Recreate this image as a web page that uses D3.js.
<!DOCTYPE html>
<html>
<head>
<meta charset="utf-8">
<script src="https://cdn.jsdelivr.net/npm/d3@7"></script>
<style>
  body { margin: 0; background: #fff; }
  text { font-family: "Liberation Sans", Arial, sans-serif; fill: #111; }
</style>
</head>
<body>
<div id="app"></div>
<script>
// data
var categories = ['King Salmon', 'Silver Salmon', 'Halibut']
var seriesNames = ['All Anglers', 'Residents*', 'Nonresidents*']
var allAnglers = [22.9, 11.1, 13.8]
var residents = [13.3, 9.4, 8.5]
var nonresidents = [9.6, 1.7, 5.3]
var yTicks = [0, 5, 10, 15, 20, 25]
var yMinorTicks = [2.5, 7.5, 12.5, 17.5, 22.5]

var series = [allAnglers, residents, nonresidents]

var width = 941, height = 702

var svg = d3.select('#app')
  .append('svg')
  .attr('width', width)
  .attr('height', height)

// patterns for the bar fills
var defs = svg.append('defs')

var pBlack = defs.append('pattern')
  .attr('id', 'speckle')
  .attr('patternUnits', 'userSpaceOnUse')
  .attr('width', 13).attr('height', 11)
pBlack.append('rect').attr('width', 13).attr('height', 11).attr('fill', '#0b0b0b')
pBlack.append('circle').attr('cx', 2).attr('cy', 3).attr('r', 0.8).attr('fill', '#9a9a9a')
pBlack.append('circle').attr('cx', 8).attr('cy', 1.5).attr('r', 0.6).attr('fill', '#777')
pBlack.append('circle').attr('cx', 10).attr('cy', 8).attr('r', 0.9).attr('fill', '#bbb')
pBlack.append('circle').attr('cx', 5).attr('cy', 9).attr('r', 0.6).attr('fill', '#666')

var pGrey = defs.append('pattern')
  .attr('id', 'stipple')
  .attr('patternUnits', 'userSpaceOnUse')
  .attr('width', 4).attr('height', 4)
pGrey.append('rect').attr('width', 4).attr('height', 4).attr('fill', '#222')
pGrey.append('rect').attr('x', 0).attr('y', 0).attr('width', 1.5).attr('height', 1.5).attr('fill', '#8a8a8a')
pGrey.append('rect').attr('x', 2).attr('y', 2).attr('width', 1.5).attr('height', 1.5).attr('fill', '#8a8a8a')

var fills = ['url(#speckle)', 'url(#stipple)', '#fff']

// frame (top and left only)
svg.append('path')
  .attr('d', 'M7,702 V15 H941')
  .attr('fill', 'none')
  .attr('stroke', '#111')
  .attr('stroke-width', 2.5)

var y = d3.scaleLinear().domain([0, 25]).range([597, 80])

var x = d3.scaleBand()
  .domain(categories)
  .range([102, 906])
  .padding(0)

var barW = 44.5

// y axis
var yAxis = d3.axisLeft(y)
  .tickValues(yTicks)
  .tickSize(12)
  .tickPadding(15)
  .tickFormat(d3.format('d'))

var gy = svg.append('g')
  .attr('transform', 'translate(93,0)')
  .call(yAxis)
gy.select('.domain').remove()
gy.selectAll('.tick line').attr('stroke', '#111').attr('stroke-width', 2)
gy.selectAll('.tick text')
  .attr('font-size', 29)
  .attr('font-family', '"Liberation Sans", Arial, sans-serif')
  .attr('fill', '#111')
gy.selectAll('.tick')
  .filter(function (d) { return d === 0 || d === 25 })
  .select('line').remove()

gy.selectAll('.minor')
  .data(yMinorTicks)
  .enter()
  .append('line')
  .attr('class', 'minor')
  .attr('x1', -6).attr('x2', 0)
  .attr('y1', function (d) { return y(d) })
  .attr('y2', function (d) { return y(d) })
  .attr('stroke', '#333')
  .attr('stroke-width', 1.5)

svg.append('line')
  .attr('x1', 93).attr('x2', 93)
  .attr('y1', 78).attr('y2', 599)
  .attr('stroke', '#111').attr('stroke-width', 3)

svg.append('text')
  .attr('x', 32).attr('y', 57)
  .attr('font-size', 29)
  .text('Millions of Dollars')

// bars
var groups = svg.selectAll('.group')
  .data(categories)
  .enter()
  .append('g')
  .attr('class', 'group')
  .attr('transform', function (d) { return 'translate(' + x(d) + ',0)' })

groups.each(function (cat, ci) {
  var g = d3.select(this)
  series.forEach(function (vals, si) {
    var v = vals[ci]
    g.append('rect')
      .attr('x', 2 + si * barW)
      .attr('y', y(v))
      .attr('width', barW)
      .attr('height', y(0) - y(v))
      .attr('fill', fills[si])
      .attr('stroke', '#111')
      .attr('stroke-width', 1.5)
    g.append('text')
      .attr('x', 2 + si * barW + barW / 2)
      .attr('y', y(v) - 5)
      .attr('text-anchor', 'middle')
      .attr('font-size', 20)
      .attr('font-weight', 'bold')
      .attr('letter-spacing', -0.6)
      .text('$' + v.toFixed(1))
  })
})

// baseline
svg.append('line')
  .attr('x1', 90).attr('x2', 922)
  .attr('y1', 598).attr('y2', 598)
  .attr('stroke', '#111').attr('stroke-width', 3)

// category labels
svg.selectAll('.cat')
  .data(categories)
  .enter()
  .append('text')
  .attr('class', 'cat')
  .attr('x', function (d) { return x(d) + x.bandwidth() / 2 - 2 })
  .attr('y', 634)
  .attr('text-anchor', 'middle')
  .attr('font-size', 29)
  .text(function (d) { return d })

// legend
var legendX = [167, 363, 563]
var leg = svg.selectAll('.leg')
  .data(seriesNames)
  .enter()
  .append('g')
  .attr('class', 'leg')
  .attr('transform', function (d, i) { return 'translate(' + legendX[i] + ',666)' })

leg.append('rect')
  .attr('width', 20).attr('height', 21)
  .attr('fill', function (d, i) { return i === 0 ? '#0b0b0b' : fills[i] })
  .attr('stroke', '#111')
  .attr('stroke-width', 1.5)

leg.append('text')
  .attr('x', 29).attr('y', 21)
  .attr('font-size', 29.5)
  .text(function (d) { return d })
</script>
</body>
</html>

##############################

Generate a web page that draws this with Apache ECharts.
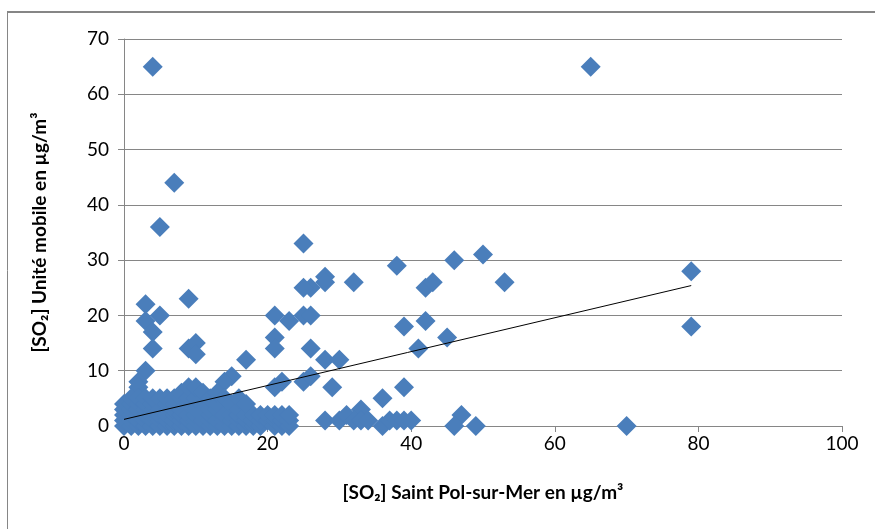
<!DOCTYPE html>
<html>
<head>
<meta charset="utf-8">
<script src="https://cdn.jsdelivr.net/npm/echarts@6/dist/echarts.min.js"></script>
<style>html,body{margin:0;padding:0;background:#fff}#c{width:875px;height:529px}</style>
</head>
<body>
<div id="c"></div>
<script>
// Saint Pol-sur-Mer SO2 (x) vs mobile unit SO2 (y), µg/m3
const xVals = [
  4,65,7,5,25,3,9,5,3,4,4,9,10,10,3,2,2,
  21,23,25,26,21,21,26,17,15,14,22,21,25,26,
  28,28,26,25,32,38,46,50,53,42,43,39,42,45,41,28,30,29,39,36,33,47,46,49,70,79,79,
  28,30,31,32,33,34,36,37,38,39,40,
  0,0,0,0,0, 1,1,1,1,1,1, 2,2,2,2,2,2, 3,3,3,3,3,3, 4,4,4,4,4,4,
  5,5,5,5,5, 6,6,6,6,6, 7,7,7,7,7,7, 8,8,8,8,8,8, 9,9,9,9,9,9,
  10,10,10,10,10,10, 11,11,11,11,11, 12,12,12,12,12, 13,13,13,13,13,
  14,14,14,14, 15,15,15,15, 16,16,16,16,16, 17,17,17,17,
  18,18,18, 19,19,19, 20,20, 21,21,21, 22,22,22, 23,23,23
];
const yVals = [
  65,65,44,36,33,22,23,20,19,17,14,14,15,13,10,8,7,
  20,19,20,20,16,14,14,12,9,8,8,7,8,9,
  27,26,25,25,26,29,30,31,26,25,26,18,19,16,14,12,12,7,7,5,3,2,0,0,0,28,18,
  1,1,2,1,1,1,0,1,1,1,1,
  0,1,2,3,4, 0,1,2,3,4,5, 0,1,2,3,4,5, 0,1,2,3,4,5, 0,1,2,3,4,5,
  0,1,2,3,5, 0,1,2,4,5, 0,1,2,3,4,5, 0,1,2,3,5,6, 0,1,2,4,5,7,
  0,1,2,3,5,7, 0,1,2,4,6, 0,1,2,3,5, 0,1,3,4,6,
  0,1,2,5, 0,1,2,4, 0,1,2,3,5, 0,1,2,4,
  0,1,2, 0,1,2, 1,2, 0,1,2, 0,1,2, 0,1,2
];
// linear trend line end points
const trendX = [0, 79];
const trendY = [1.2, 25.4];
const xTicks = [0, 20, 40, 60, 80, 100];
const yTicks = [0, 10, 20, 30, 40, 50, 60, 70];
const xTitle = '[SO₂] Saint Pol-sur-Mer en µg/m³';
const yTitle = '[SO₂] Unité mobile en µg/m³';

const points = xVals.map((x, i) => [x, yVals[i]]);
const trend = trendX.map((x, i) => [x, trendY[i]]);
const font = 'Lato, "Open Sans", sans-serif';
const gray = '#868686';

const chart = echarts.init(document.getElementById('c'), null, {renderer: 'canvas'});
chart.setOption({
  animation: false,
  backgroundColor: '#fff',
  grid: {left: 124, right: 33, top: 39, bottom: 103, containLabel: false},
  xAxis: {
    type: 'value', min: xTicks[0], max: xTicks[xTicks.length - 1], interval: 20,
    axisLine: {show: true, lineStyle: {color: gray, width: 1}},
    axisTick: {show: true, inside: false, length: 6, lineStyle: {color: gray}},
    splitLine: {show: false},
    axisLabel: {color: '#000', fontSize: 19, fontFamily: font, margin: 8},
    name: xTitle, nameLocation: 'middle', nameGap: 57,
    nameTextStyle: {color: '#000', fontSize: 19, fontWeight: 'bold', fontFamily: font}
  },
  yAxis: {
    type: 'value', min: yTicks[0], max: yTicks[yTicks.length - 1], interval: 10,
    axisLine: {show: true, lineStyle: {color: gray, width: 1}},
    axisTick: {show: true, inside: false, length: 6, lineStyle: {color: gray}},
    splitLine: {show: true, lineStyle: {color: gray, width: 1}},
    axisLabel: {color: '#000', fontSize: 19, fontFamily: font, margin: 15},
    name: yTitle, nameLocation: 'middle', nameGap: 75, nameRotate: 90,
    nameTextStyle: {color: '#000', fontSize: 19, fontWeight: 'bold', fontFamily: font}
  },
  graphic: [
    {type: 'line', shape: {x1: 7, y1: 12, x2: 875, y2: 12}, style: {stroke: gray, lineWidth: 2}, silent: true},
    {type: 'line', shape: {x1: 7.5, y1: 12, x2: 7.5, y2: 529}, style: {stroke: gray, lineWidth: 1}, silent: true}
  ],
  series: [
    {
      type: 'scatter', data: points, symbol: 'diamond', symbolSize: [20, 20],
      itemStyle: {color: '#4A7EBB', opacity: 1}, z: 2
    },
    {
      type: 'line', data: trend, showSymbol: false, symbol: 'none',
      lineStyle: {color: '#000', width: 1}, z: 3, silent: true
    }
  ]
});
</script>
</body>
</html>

##############################

*WHAT THE EXERCISE ASKS*. Will you return exactly the lines above from the one with "Recreate this image" down to the one with "var defs = svg.append('defs')", counting both as part of the range?

*WRITTEN SOLUTION*.
Recreate this image as a web page that uses D3.js.
<!DOCTYPE html>
<html>
<head>
<meta charset="utf-8">
<script src="https://cdn.jsdelivr.net/npm/d3@7"></script>
<style>
  body { margin: 0; background: #fff; }
  text { font-family: "Liberation Sans", Arial, sans-serif; fill: #111; }
</style>
</head>
<body>
<div id="app"></div>
<script>
// data
var categories = ['King Salmon', 'Silver Salmon', 'Halibut']
var seriesNames = ['All Anglers', 'Residents*', 'Nonresidents*']
var allAnglers = [22.9, 11.1, 13.8]
var residents = [13.3, 9.4, 8.5]
var nonresidents = [9.6, 1.7, 5.3]
var yTicks = [0, 5, 10, 15, 20, 25]
var yMinorTicks = [2.5, 7.5, 12.5, 17.5, 22.5]

var series = [allAnglers, residents, nonresidents]

var width = 941, height = 702

var svg = d3.select('#app')
  .append('svg')
  .attr('width', width)
  .attr('height', height)

// patterns for the bar fills
var defs = svg.append('defs')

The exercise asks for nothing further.